Choosing the repertoire for your first album isn’t easy. Charlotte Gardner talks to those in the recording business about how to make an informed decision.
If making an audio recording feels like the right step, consider the following: ‘If it’s a self-release, there’s no point doing it until you have a good string of concerts coming up, because that’s where audiences tend to buy CDs by young artists,’ says City Music Foundation artist manager Tabitha McGrath. Plus, according to HarrisonParrott director Lydia Connolly, you should ‘Record only if you really have something to say with that repertoire. Ideally, your recorded statement should be part of a larger strategy.’

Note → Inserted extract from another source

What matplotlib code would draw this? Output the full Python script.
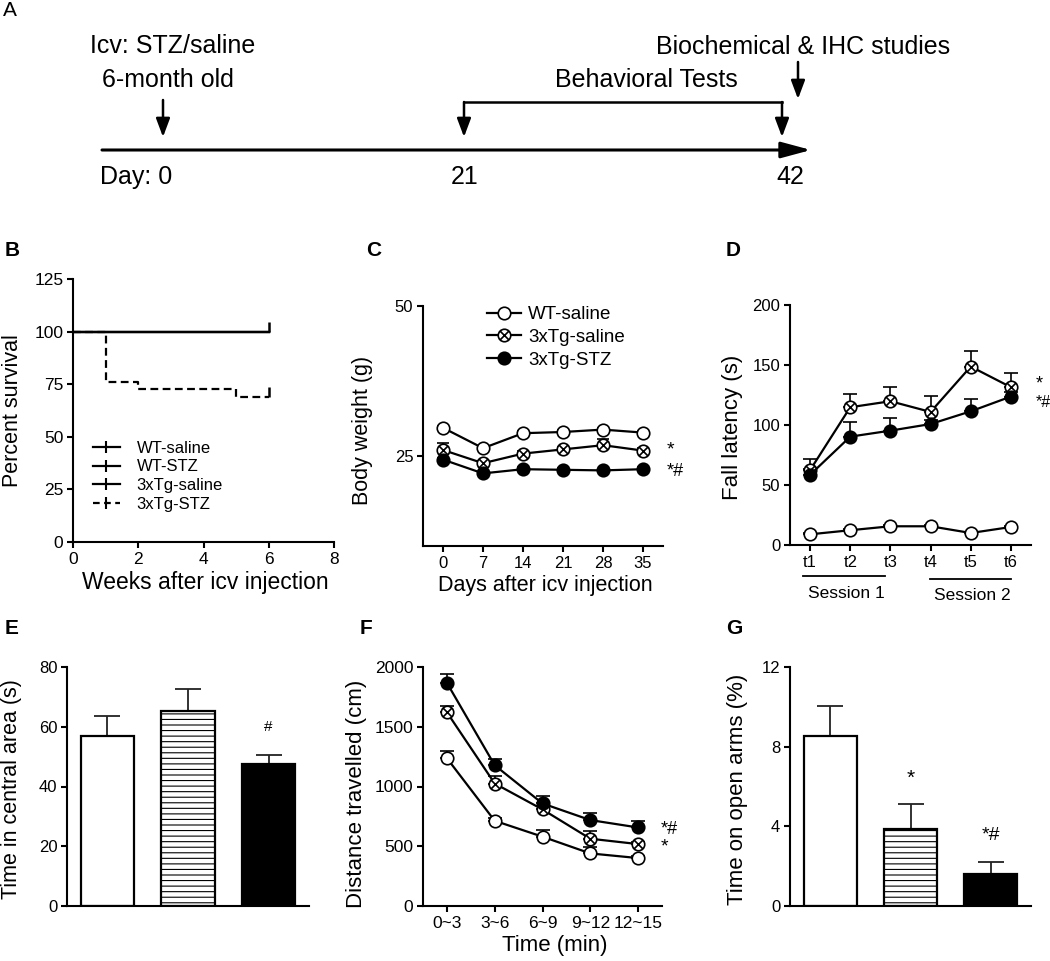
import matplotlib
matplotlib.use('Agg')
import matplotlib.pyplot as plt
import numpy as np
from matplotlib.path import Path
from matplotlib.lines import Line2D
import matplotlib.transforms as mtransforms

plt.rcParams['font.family'] = ['Liberation Sans', 'DejaVu Sans']
plt.rcParams['hatch.linewidth'] = 0.8
plt.rcParams['axes.linewidth'] = 1.5
plt.rcParams['xtick.major.width'] = 1.5
plt.rcParams['ytick.major.width'] = 1.5
plt.rcParams['xtick.major.size'] = 4.5
plt.rcParams['ytick.major.size'] = 4.5

# ---------------- data ----------------
# B: survival
surv_groups = ["WT-saline", "WT-STZ", "3xTg-saline", "3xTg-STZ"]
surv_weeks_ctrl = [0, 6]
surv_ctrl = [100, 100]
surv_weeks_stz = [0, 1, 2, 5, 6]
surv_stz = [100, 76, 72.5, 69, 69]

# C: body weight
bw_days = [0, 7, 14, 21, 28, 35]
bw_wt_saline = [29.7, 26.3, 28.8, 29.0, 29.4, 28.9]
bw_wt_saline_err = [0.3, 0.3, 0.3, 0.3, 0.3, 0.3]
bw_tg_saline = [26.0, 23.8, 25.4, 26.1, 26.8, 25.9]
bw_tg_saline_err = [1.2, 0.4, 0.4, 0.4, 1.1, 0.4]
bw_tg_stz = [24.4, 22.1, 22.8, 22.7, 22.6, 22.8]
bw_tg_stz_err = [0.3, 0.3, 0.3, 0.3, 0.3, 0.3]

# D: rotarod fall latency
trials = ["t1", "t2", "t3", "t4", "t5", "t6"]
fl_wt_saline = [8.9, 12.3, 15.6, 15.6, 10.0, 15.0]
fl_wt_saline_err = [1, 1, 1, 1, 1, 1]
fl_tg_saline = [62.4, 114.8, 119.8, 110.9, 148.7, 131.5]
fl_tg_saline_err = [9, 11, 12, 13, 13, 11.5]
fl_tg_stz = [58.5, 90.3, 95.3, 100.8, 111.4, 123.7]
fl_tg_stz_err = [5, 12, 10.5, 3, 10, 4]

# E: open field, time in central area
bar_groups = ["WT-saline", "3xTg-saline", "3xTg-STZ"]
central_time = [56.8, 65.3, 47.5]
central_time_err = [6.7, 7.2, 3.2]

# F: distance travelled
time_bins = ["0~3", "3~6", "6~9", "9~12", "12~15"]
dist_wt_saline = [1237, 713, 580, 440, 401]
dist_wt_saline_err = [56, 20, 55, 50, 20]
dist_tg_saline = [1621, 1025, 808, 563, 518]
dist_tg_saline_err = [53, 62, 30, 67, 20]
dist_tg_stz = [1867, 1178, 858, 719, 657]
dist_tg_stz_err = [72, 56, 61, 61, 56]

# G: elevated plus maze
open_arm_time = [8.52, 3.86, 1.59]
open_arm_time_err = [1.51, 1.24, 0.62]

# ---------------- figure ----------------
W, H = 1050, 961
fig = plt.figure(figsize=(W / 100, H / 100), dpi=100)
fig.patch.set_facecolor('white')


def px_axes(l, t, r, b):
    return fig.add_axes([l / W, 1 - b / H, (r - l) / W, (b - t) / H])


def style(ax, tick_fs=12):
    for s in ['top', 'right']:
        ax.spines[s].set_visible(False)
    ax.tick_params(axis='both', direction='out', labelsize=tick_fs, pad=2.5, colors='k')


c = np.sqrt(0.5)
crossed = Path.make_compound_path(
    Path.unit_circle(),
    Path([(-c, -c), (c, c), (-c, c), (c, -c)],
         [Path.MOVETO, Path.LINETO, Path.MOVETO, Path.LINETO]))

MS = 9
MEW = 1.2
LW = 1.6
series_style = {
    'WT-saline': dict(marker='o', mfc='white', mec='k'),
    '3xTg-saline': dict(marker=crossed, mfc='white', mec='k'),
    '3xTg-STZ': dict(marker='o', mfc='k', mec='k'),
}


def line_err(ax, x, y, err, name, capsize=4.5):
    x = np.asarray(x, float)
    y = np.asarray(y, float)
    err = np.asarray(err, float)
    ax.errorbar(x, y, yerr=[np.zeros_like(err), err], fmt='none', ecolor='k',
                elinewidth=1.2, capsize=capsize, capthick=1.2, zorder=2)
    ax.plot(x, y, '-', color='k', lw=LW, ms=MS, mew=MEW, zorder=3,
            label=name, **series_style[name])


# ---------------- Panel A: timeline schematic ----------------
axA = fig.add_axes([0, 1 - 200 / H, 1, 200 / H])
axA.set_xlim(0, W)
axA.set_ylim(200, 0)
axA.axis('off')
fsA = 18
axA.text(90, 46, "Icv: STZ/saline", fontsize=fsA, ha='left', va='center')
axA.text(102, 80, "6-month old", fontsize=fsA, ha='left', va='center')
axA.text(646, 80, "Behavioral Tests", fontsize=fsA, ha='center', va='center')
axA.text(656, 47, "Biochemical & IHC studies", fontsize=fsA, ha='left', va='center')
axA.text(100, 177, "Day: 0", fontsize=fsA, ha='left', va='center')
axA.text(465, 177, "21", fontsize=fsA, ha='center', va='center')
axA.text(790, 177, "42", fontsize=fsA, ha='center', va='center')
arrow_kw = dict(arrowstyle='-|>,head_length=0.8,head_width=0.3', lw=1.8, color='k',
                mutation_scale=14, shrinkA=0, shrinkB=0)
axA.annotate('', xy=(811, 150), xytext=(102, 150),
             arrowprops=dict(arrowstyle='-|>,head_length=1.3,head_width=0.35', lw=2.2,
                             color='k', mutation_scale=14, shrinkA=0, shrinkB=0))
axA.annotate('', xy=(163, 137), xytext=(163, 100), arrowprops=arrow_kw)
axA.plot([464, 782], [102, 102], color='k', lw=1.8, solid_capstyle='projecting')
axA.annotate('', xy=(464, 137), xytext=(464, 102), arrowprops=arrow_kw)
axA.annotate('', xy=(782, 137), xytext=(782, 102), arrowprops=arrow_kw)
axA.annotate('', xy=(798, 99), xytext=(798, 62), arrowprops=arrow_kw)

# ---------------- Panel B: survival ----------------
axB = px_axes(73, 279, 334, 542)
style(axB, 12.5)
tick_up = Path([(0, 0), (0, 1)], [Path.MOVETO, Path.LINETO])
for g in surv_groups[:3]:
    axB.step(surv_weeks_ctrl, surv_ctrl, where='post', color='k', lw=LW)
axB.plot(surv_weeks_ctrl[-1:], surv_ctrl[-1:], marker=tick_up, ms=14, mew=1.8,
         color='k', ls='none')
axB.step(surv_weeks_stz, surv_stz, where='post', color='k', lw=LW, ls=(0, (3.5, 2)))
axB.plot(surv_weeks_stz[-1:], surv_stz[-1:], marker=tick_up, ms=14, mew=1.8,
         color='k', ls='none')
axB.set_xlim(0, 8)
axB.set_ylim(0, 125)
axB.set_xticks([0, 2, 4, 6, 8])
axB.set_yticks([0, 25, 50, 75, 100, 125])
axB.set_xlabel("Weeks after icv injection", fontsize=16.5)
axB.set_ylabel("Percent survival", fontsize=15.5)
axB.yaxis.set_label_coords(-0.19, 0.5)
axB.xaxis.set_label_coords(0.506, -0.11)
handles = [Line2D([], [], color='k', lw=LW, marker='|', ms=9, mew=1.5) for _ in range(3)]
handles.append(Line2D([], [], color='k', lw=LW, ls=(0, (3, 2)), marker='|', ms=9, mew=1.5))
axB.legend(handles, surv_groups, loc='upper left', bbox_to_anchor=(0.077, 0.385),
           frameon=False, fontsize=12, handlelength=1.6, handletextpad=1.0,
           labelspacing=0.22, borderpad=0, borderaxespad=0)

# ---------------- Panel C: body weight ----------------
axC = px_axes(423, 306, 663, 546)
style(axC, 12)
line_err(axC, bw_days, bw_wt_saline, bw_wt_saline_err, 'WT-saline')
line_err(axC, bw_days, bw_tg_saline, bw_tg_saline_err, '3xTg-saline')
line_err(axC, bw_days, bw_tg_stz, bw_tg_stz_err, '3xTg-STZ')
axC.set_xlim(-3.5, 38.5)
axC.set_ylim(10, 50)
axC.set_xticks(bw_days)
axC.set_yticks([25, 50])
axC.set_xlabel("Days after icv injection", fontsize=15.5)
axC.set_ylabel("Body weight (g)", fontsize=15.5)
axC.yaxis.set_label_coords(-0.21, 0.483)
axC.xaxis.set_label_coords(0.51, -0.12)
axC.legend(loc='upper left', bbox_to_anchor=(0.265, 1.0), frameon=False,
           fontsize=13.5, handlelength=1.85, handletextpad=0.35, labelspacing=0.3,
           borderpad=0, borderaxespad=0)
axC.text(39.1, 26.0, "*", fontsize=14, ha='left', va='center')
axC.text(39.1, 22.4, "*#", fontsize=13, ha='left', va='center')

# ---------------- Panel D: fall latency ----------------
axD = px_axes(790, 305, 1031, 545)
style(axD, 12)
xd = np.arange(1, len(trials) + 1)
line_err(axD, xd, fl_wt_saline, fl_wt_saline_err, 'WT-saline', capsize=4.8)
line_err(axD, xd, fl_tg_saline, fl_tg_saline_err, '3xTg-saline', capsize=4.8)
line_err(axD, xd, fl_tg_stz, fl_tg_stz_err, '3xTg-STZ', capsize=4.8)
axD.set_xlim(0.5, 6.5)
axD.set_ylim(0, 200)
axD.set_xticks(xd)
axD.set_xticklabels(trials)
axD.set_yticks([0, 50, 100, 150, 200])
axD.set_ylabel("Fall latency (s)", fontsize=16)
axD.yaxis.set_label_coords(-0.195, 0.49)
axD.text(6.62, 134, "*", fontsize=13, ha='left', va='center', clip_on=False)
axD.text(6.62, 119, "*#", fontsize=11.5, ha='left', va='center', clip_on=False)
trans = mtransforms.blended_transform_factory(axD.transData, axD.transAxes)
sessions = ["Session 1", "Session 2"]
session_lines = [(0.83, 2.87), (3.99, 6.0)]
session_y = [-0.13, -0.142]
for name, (s0, s1), yy in zip(sessions, session_lines, session_y):
    axD.plot([s0, s1], [yy, yy], color='k', lw=1.3, transform=trans, clip_on=False)
    axD.text((s0 + s1) / 2 + 0.05, yy - 0.07, name, fontsize=12.5, ha='center',
             va='center', transform=trans)

# ---------------- Panel E: time in central area ----------------
bar_fc = ['white', 'white', 'black']
bar_hatch = [None, '---', None]
xb = np.arange(len(bar_groups))


def bar_panel(ax, vals, errs, ymax, yticks):
    ax.errorbar(xb, vals, yerr=[np.zeros(len(errs)), errs], fmt='none', ecolor='#222222',
                elinewidth=1.3, capsize=9.5, capthick=1.3, zorder=1)
    for i in range(len(vals)):
        ax.bar(xb[i], vals[i], width=0.66, color=bar_fc[i], edgecolor='k', lw=1.6,
               hatch=bar_hatch[i], zorder=2)
    ax.set_xlim(-0.5, 2.5)
    ax.set_ylim(0, ymax)
    ax.set_xticks([])
    ax.set_yticks(yticks)


axE = px_axes(67, 667, 309, 906)
style(axE, 12)
bar_panel(axE, central_time, central_time_err, 80, [0, 20, 40, 60, 80])
axE.set_ylabel("Time in central area (s)", fontsize=15.5)
axE.yaxis.set_label_coords(-0.185, 0.49)
axE.text(2, 59.9, "#", fontsize=11, ha='center', va='center')

# ---------------- Panel F: distance travelled ----------------
axF = px_axes(423, 667, 662, 906)
style(axF, 12.5)
xf = np.arange(len(time_bins))
line_err(axF, xf, dist_wt_saline, dist_wt_saline_err, 'WT-saline', capsize=4.8)
line_err(axF, xf, dist_tg_saline, dist_tg_saline_err, '3xTg-saline', capsize=4.8)
line_err(axF, xf, dist_tg_stz, dist_tg_stz_err, '3xTg-STZ', capsize=4.8)
axF.set_xlim(-0.5, 4.5)
axF.set_ylim(0, 2000)
axF.set_xticks(xf)
axF.set_xticklabels(time_bins)
axF.set_yticks([0, 500, 1000, 1500, 2000])
axF.set_xlabel("Time (min)", fontsize=16)
axF.set_ylabel("Distance travelled (cm)", fontsize=16)
axF.yaxis.set_label_coords(-0.235, 0.47)
axF.xaxis.set_label_coords(0.55, -0.12)
axF.text(4.47, 640, "*#", fontsize=13, ha='left', va='center', clip_on=False)
axF.text(4.47, 495, "*", fontsize=14, ha='left', va='center', clip_on=False)

# ---------------- Panel G: open arms ----------------
axG = px_axes(790, 667, 1031, 906)
style(axG, 12)
bar_panel(axG, open_arm_time, open_arm_time_err, 12, [0, 4, 8, 12])
axG.set_ylabel("Time on open arms (%)", fontsize=16)
axG.yaxis.set_label_coords(-0.174, 0.49)
axG.text(1, 6.4, "*", fontsize=15, ha='center', va='center')
axG.text(2, 3.55, "*#", fontsize=14, ha='center', va='center')

# ---------------- panel letters ----------------
fig.text(3 / W, 1 - 11 / H, "A", fontsize=15, ha='left', va='center')
for lab, (x, y) in {"B": (5, 250), "C": (366, 250), "D": (726, 250),
                    "E": (5, 628), "F": (360, 628), "G": (726, 628)}.items():
    fig.text(x / W, 1 - y / H, lab, fontsize=15, fontweight='bold', ha='left', va='center')

fig.savefig('out.png', dpi=100, facecolor='white')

Enter here the Calidore Quartet, recent graduates of the BBC New Generation Artists scheme, whose debut Signum Classics album, Resilience, was released last October. The group now has four recordings under its belt, the first of which was made in 2014 at the Colburn School in Los Angeles, where the players studied.
‘We felt that in terms of creating a professional persona it was absolutely essential to come out with our first album,’ says the group’s cellist Estelle Choi. ‘It was really a calling card to be able to show people in those early stages that, yes, we are staying together and are a professional string quartet. The pieces we chose – Haydn’s op.76 no.3 (the “Emperor”) and Mendelssohn’s Second Quartet, op.13 – were very familiar to us and really spoke to who we were.
We then did a big release concert in LA, where we invited our friends and family, promoters and other people in the industry. After that, we sold the disc at further concerts – and it was great to have something to send to promoters, to show that we were serious about what we were doing.’
Should all young artists take a leaf from the Calidore’s book and record well-seasoned music? According to Decca Classics managing director Alexander Buhr, it depends on the artist. ‘There are no social dos and don’ts. Instead, you should be playing to your strengths and looking at the competition. If, for example, you’re a dynamic Baroque-music player who’s good at Vivaldi, then doing the Four Seasons with orchestra is probably an amazing calling card.
However, if this is repertoire that you can play but does not necessarily show you at your most exciting, then I wouldn’t lead with it. Chamber music and solo repertoire often have the upside that they’re a bit more flexible. For a calling card, it might be beneficial to showcase different aspects of your musical personality and playing.’